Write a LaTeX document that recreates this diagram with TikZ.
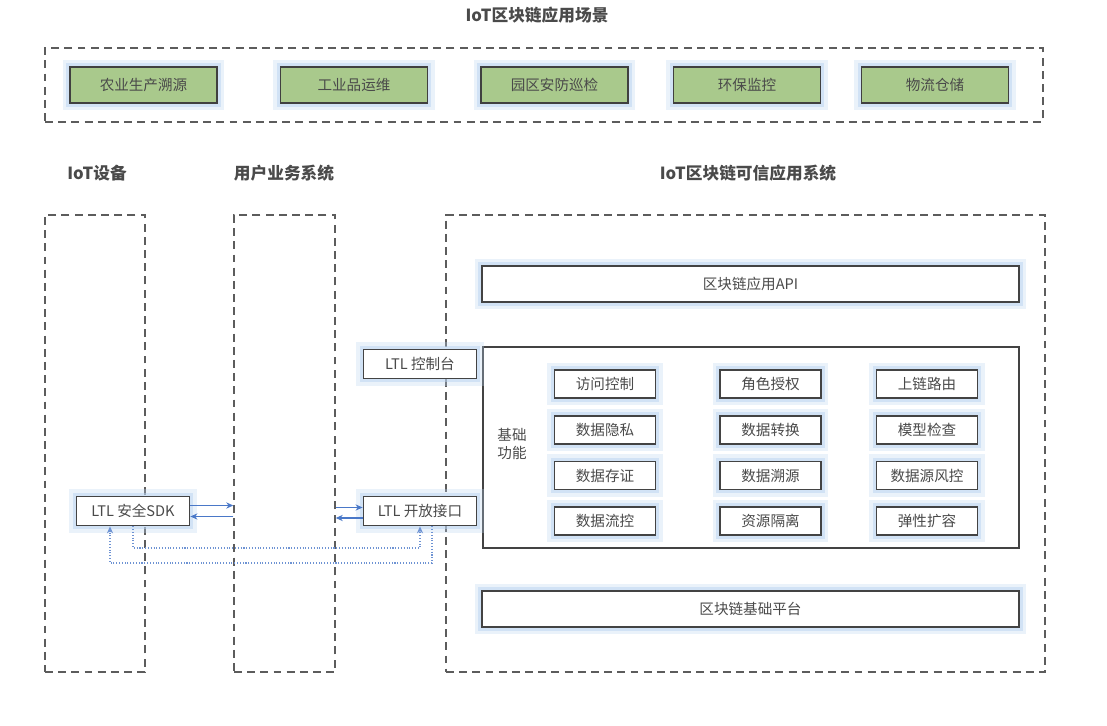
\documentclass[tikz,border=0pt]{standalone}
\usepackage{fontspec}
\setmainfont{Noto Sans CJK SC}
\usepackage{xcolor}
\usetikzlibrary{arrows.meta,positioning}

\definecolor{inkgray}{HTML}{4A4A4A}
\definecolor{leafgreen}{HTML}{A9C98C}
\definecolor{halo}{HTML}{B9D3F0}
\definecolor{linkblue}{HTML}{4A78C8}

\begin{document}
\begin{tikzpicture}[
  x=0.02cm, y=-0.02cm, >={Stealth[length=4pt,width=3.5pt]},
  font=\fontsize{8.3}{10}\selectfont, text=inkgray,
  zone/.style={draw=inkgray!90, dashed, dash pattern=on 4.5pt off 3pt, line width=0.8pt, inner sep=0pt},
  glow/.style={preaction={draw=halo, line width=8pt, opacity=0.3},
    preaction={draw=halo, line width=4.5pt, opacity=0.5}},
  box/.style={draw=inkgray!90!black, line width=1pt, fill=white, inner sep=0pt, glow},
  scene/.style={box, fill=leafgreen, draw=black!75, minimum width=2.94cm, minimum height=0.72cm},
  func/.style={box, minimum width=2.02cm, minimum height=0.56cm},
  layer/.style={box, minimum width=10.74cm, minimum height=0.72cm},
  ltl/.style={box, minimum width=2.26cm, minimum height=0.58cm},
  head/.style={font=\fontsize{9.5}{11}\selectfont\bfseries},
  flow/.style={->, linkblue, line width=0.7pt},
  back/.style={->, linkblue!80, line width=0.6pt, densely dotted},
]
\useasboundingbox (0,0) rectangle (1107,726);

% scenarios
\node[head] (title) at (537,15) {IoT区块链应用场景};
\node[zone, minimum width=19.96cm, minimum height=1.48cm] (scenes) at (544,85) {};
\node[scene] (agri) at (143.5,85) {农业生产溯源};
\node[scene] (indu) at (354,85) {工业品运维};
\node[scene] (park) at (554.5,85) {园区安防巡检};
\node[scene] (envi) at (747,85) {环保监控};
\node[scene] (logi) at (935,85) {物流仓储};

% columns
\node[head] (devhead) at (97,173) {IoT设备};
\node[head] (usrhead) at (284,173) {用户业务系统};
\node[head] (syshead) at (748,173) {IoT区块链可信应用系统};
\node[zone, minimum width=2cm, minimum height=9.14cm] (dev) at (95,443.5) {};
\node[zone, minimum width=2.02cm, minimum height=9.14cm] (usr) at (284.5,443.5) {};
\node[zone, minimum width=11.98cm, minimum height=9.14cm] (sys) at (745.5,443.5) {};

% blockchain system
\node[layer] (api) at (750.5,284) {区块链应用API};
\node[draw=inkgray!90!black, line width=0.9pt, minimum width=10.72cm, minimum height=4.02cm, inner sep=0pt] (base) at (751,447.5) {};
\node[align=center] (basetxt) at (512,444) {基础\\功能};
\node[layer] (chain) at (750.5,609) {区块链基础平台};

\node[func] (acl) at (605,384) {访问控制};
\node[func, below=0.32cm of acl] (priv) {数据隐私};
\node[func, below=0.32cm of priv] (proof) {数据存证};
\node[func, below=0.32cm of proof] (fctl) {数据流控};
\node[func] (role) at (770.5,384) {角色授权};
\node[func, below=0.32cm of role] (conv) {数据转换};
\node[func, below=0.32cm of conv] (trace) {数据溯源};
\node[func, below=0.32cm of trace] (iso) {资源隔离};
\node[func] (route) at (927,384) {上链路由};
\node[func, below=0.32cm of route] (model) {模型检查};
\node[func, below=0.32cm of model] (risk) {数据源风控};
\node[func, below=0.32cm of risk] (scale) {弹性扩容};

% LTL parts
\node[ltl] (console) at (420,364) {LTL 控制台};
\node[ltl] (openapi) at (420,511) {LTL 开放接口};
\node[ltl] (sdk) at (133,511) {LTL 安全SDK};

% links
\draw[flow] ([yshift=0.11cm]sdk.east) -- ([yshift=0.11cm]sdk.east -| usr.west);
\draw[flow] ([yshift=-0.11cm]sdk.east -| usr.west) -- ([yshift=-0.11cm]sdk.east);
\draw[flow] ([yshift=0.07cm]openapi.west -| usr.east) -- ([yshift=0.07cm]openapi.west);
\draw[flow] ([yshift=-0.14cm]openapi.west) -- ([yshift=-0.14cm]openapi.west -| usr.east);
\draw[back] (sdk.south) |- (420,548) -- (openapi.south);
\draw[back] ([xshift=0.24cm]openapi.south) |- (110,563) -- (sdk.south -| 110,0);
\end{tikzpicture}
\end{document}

++++++++++

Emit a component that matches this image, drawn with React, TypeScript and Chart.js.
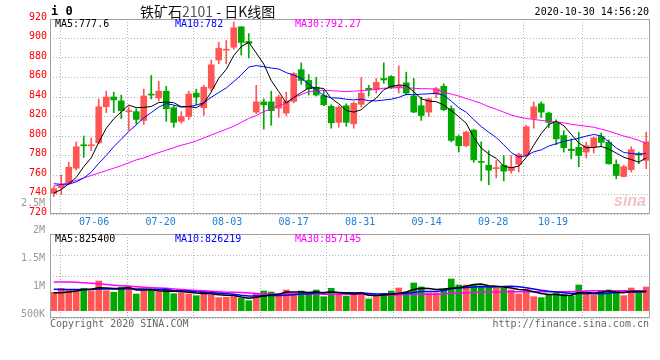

++++++++++

§ Your task:
Identify and copy all lines with the word "this".

§ Exercise answer:
Write a LaTeX document that recreates this diagram with TikZ.
Emit a component that matches this image, drawn with React, TypeScript and Chart.js.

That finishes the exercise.